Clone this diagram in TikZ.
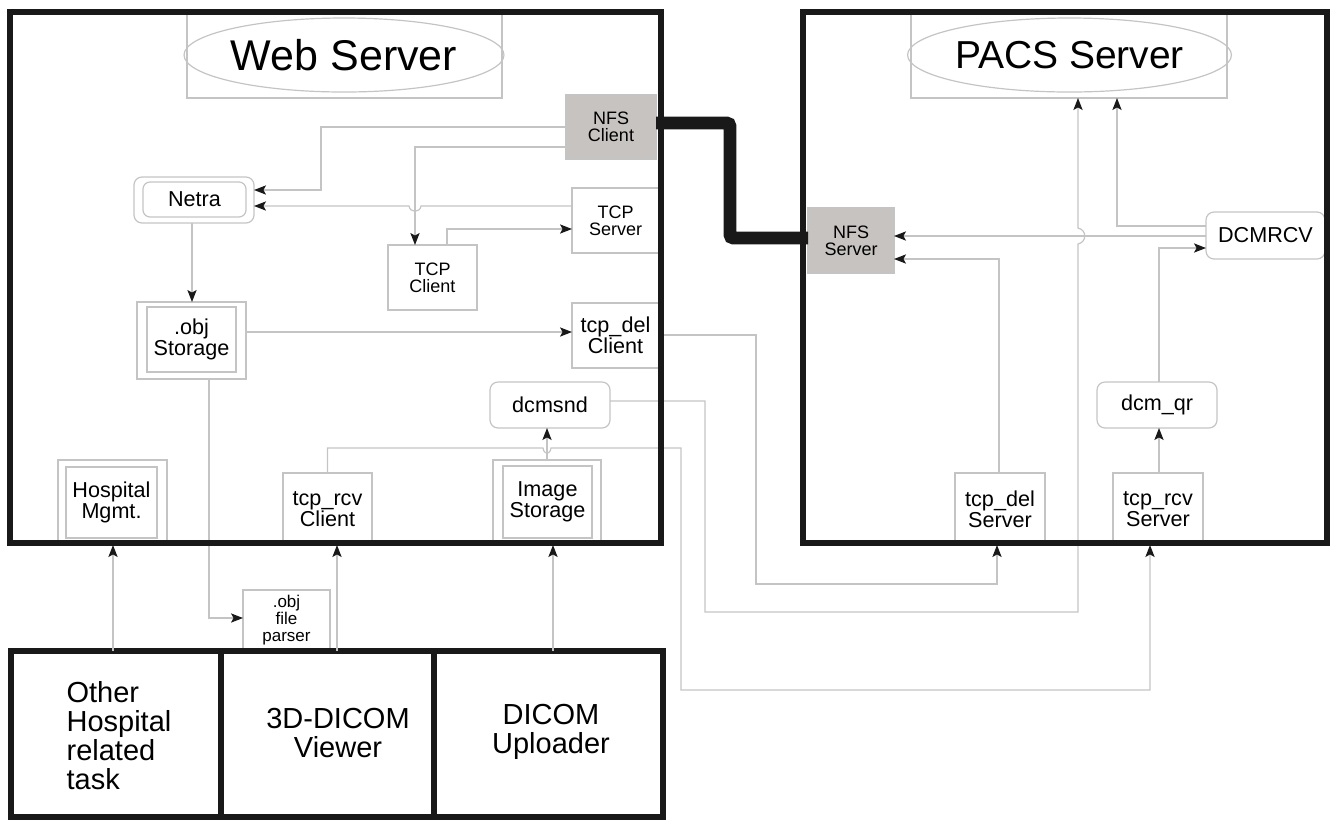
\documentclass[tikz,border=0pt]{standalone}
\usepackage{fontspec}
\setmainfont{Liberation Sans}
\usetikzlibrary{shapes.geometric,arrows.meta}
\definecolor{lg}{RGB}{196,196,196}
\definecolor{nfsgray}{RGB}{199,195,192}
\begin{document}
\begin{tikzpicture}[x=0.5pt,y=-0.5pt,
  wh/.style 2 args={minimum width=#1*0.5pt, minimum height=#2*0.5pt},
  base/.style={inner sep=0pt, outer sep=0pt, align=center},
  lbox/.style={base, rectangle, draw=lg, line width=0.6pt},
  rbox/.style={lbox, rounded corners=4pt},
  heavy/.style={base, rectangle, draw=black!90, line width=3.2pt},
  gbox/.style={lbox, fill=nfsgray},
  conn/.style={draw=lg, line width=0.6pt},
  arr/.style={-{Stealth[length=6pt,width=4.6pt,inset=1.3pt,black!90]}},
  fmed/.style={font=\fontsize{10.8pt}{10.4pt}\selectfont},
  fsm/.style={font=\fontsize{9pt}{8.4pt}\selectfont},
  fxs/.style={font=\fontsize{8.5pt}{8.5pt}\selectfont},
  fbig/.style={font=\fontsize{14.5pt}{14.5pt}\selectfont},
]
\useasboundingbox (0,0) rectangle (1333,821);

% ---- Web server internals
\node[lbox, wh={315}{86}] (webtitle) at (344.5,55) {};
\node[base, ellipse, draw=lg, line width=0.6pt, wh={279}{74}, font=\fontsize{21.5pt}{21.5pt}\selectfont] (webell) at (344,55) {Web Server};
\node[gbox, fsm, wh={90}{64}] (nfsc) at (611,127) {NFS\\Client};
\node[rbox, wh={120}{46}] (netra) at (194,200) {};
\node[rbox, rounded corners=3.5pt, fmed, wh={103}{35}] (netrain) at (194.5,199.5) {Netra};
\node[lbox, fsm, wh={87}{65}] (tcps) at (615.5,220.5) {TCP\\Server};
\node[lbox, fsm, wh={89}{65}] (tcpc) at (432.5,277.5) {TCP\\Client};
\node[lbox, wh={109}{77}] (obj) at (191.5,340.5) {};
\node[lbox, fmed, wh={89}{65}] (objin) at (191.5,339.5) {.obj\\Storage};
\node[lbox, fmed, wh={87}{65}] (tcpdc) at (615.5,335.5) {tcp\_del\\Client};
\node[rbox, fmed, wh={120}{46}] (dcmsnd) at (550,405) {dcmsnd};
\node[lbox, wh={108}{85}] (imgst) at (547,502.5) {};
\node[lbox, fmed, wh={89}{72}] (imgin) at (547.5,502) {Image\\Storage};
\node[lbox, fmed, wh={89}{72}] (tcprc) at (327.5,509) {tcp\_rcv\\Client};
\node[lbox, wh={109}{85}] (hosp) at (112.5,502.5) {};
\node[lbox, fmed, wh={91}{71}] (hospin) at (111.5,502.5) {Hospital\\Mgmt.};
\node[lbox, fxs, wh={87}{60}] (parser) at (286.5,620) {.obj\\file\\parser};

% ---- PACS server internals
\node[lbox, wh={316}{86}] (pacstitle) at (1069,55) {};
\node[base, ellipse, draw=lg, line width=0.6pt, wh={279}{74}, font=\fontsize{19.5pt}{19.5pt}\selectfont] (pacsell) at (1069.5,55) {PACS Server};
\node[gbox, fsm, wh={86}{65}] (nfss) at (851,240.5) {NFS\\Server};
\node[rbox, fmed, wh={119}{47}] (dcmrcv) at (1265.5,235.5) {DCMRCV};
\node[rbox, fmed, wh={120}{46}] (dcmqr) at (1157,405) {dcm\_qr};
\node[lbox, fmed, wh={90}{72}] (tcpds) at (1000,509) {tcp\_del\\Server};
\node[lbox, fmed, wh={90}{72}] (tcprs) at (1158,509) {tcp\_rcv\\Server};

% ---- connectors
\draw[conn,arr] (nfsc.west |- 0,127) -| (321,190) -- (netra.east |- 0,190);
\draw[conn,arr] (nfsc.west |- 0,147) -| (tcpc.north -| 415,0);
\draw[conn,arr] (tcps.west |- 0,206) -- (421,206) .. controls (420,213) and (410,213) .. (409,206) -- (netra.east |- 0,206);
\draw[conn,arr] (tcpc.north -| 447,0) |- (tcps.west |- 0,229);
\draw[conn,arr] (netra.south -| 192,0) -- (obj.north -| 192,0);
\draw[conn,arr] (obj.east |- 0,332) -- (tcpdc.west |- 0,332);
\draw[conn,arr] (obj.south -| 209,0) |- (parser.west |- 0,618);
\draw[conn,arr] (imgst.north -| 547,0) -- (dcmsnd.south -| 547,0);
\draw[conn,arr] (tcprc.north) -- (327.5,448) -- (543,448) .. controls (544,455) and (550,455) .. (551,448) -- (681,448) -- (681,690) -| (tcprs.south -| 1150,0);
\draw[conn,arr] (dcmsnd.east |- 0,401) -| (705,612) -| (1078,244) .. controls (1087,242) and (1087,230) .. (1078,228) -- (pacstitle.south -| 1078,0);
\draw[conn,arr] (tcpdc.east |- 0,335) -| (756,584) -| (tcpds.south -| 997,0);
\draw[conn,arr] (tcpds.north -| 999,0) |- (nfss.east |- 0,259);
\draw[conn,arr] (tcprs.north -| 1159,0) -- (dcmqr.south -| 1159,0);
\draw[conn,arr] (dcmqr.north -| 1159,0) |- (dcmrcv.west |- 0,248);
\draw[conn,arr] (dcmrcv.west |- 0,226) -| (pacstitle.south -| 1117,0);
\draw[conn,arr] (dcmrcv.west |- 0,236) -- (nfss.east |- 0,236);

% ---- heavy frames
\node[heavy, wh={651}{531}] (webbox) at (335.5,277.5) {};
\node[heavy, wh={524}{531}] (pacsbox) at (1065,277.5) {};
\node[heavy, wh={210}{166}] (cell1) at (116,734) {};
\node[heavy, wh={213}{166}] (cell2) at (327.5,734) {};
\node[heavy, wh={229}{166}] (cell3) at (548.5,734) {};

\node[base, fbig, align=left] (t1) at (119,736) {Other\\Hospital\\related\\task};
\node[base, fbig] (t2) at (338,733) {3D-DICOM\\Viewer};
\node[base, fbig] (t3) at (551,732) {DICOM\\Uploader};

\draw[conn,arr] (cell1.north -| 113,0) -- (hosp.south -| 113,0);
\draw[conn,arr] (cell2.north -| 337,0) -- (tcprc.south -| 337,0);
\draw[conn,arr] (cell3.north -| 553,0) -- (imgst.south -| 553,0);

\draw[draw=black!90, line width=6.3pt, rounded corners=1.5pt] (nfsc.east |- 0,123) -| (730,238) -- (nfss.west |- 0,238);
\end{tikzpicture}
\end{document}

--

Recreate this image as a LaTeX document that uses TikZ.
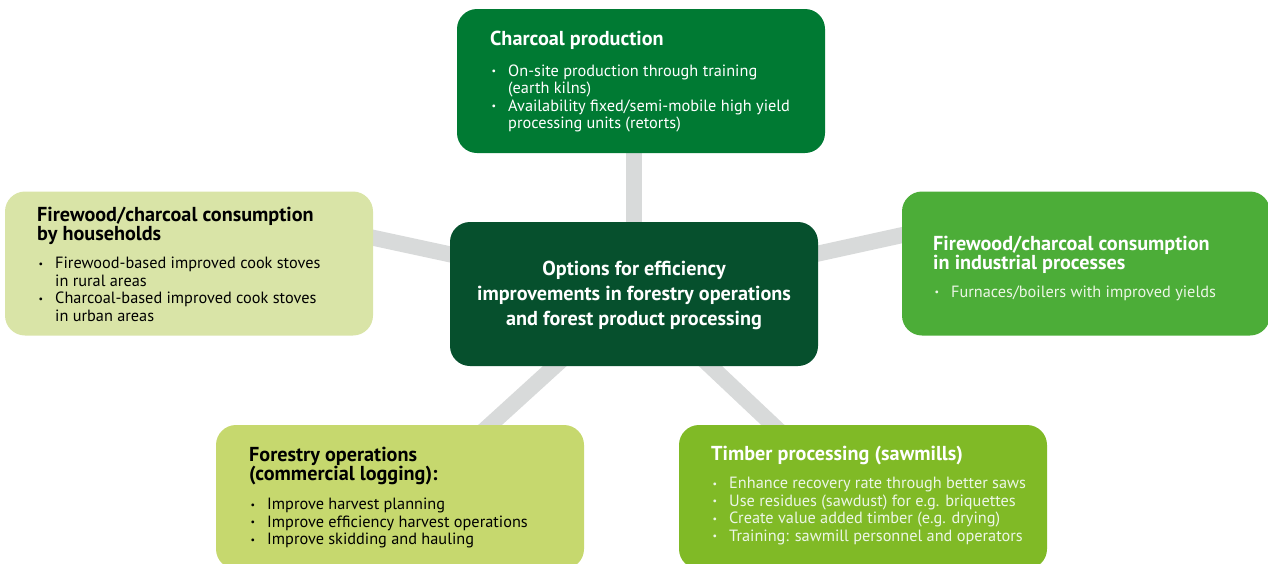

Task instructions |
Check each line above for the string "this" and show the ones that have it.

Final result |
Clone this diagram in TikZ.
Recreate this image as a LaTeX document that uses TikZ.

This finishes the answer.